The decision is part of National Grid's recent attempts to protect its network and keep up supply. The company's Electricity System Operator (ESO) predicted Britain is set for a "challenging" winter as the energy crisis continues, Wales Online reported. Residents will be paid to not use their washing machines or charge their cars during the island nation's peak hours in another effort to maintain supply, the outlet noted.

National Grid is also proposing the forced blackouts to test what would happen if there was insufficient gas supplies or otherwise no imports of electricity from the European continent, Wales Online continued.

Comment: 'To test' whether citizens will take blackouts lying down more like it.

Similar planned blackouts occurred during the 1970s in response to the miner strike and oil crisis, brought on by the British government's decision to close mines despite plenty of minerals used for energy production remaining inside.

The three-hour blackouts are the most extreme of three possible scenarios suggested by ESO, Wales Online continued. The two other scenarios include paying people to charge their electric cars overnight or at other off-peak times, as well as restarting the grid's backup coal plants.

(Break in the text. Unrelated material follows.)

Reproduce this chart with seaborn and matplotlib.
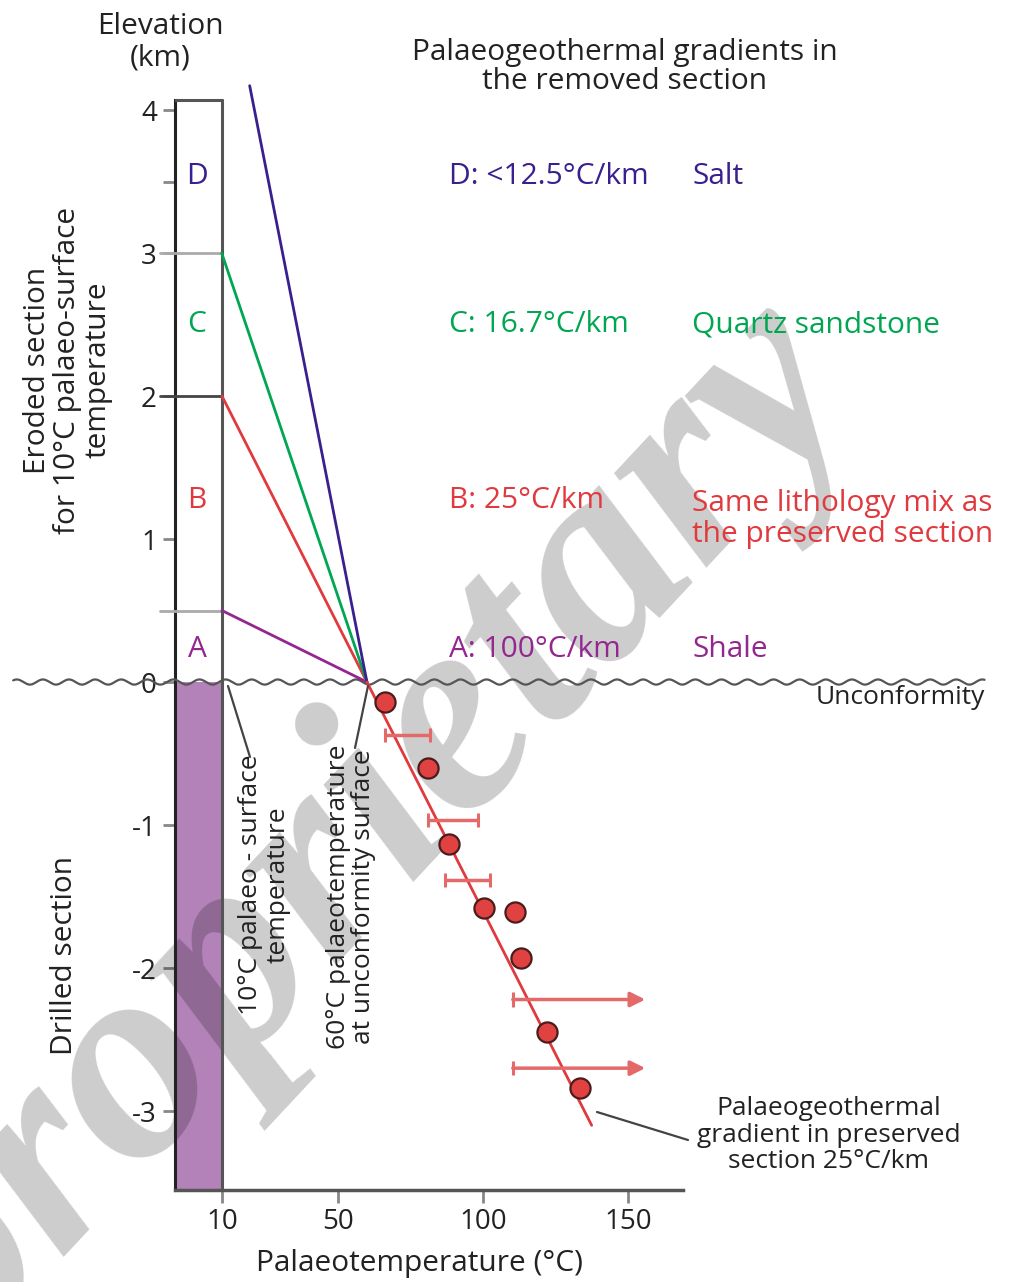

Comment: The government will be paying people using taxpayers money, except the UK is already on the precipice of an economic collapse so it's much more likely that they will instead just move straight on to the enforced, rolling, blackouts.

Many people in Europe and the UK are already choosing between eating and heating as the global economic crisis takes hold, largely brought about by lockdowns during the COVID-19 pandemic and stress on energy supplies from the war between Russia and Ukraine.

The move by Britain's National Grid comes days after Bangladesh was plunged into darkness as an issue in the government-run power grid shut down 80% of the nation's electricity. Similar energy issues could strike the US as both the global energy and financial crises continue through 2022 and into 2023.